Most freelancers have. To avoid this mistake, ask clients specific questions to find out what they need. Then, submit a proposal outlining the services you’re providing; the amount of time it will take to complete each service; and an estimated cost to complete the project.
Charging one rate for multiple services
Writers tend to charge for writing and editing only. At least four services are performed to complete a single writing project.
For example, I used to charge the same rate for a bio with a resume vs. one with no resume and one that sucked vs. one that was fairly decent. The time required to complete bios ranged from a couple hours up to 10 hours.
To ensure I’m compensated correctly, I wrote down all of the services required to complete a bio. I discovered that at least five services and six hours of work goes into creating a bio from scratch. Now I charge for each individual service performed to complete a writing project. You should, too.
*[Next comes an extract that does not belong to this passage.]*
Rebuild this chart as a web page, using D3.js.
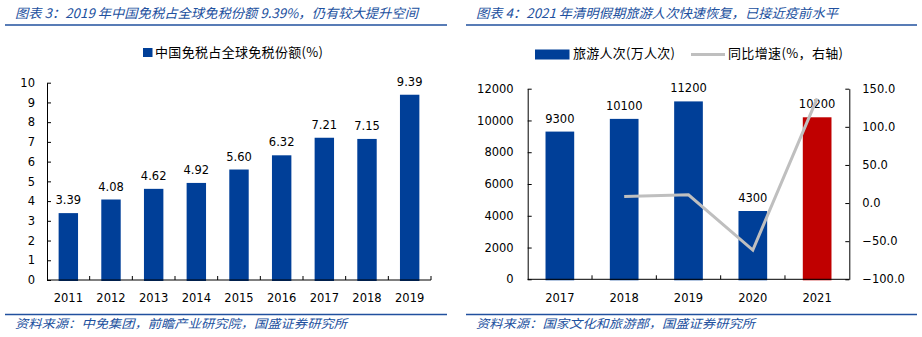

You don’t have to have a 10-page document outlining your terms of service to clients, but you should have a contract that details the work you’re performing; the date and method of payment in which the client should pay; the project completion date; and other provisions that define the consultant/client relationship. Make sure that both parties sign and date it.
Conduct a search online or ask a fellow freelancer for a copy of their contract to get started.
Performing work beyond the scope of the contract
A minor edit or favor is okay, but major revisions and changes in the scope of the project should be charged accordingly.
Not following up with potential prospects
If someone expresses a need for your services, follow up ASAP. If you can help them, do so. If not, let them know that and refer them to a professional who can. You may generate income from referrals.
Accepting all projects
Writers do not have the skills, interest or time to write everything. Keep this in mind as you promote your work. The more specific you are, the more likely you are to attract the projects, clients and rates you desire and deserve.
Turning down projects
We tend to turn down projects due to lack of confidence. If you have the skills and knowledge to fulfill the client’s request, you should go for it. Decline projects you know you cannot do.
I can set up WordPress sites because I’ve done four of my own. When people express a need for this service, I always decline. Not because I can’t do it; but because I don’t feel qualified. I’ve lost thousands of dollars in business because of confidence.
Your first call with a potential client is a free consultation. The second call is a courtesy call, depending on the request. All calls after that should be charged as a consultation.
Not charging for rush jobs
You should charge extra for projects that need to be completed within 24 to 72 hours. I can’t advise you on how much you should charge but consider the amount of money you foregoing to work on the rush job.
No payment processing system
You should have a means to collect payments from your computer, tablet, mobile device and any other tool that accepts cash, credit cards and other forms of payment at any time.
I learned this mistake when a long-term colleague wanted to purchase my book and I’d left my Square reader at home. I missed an on-the-spot payment due to a lack of preparation.
What About You?
What are some mistakes that are keeping you underpaid?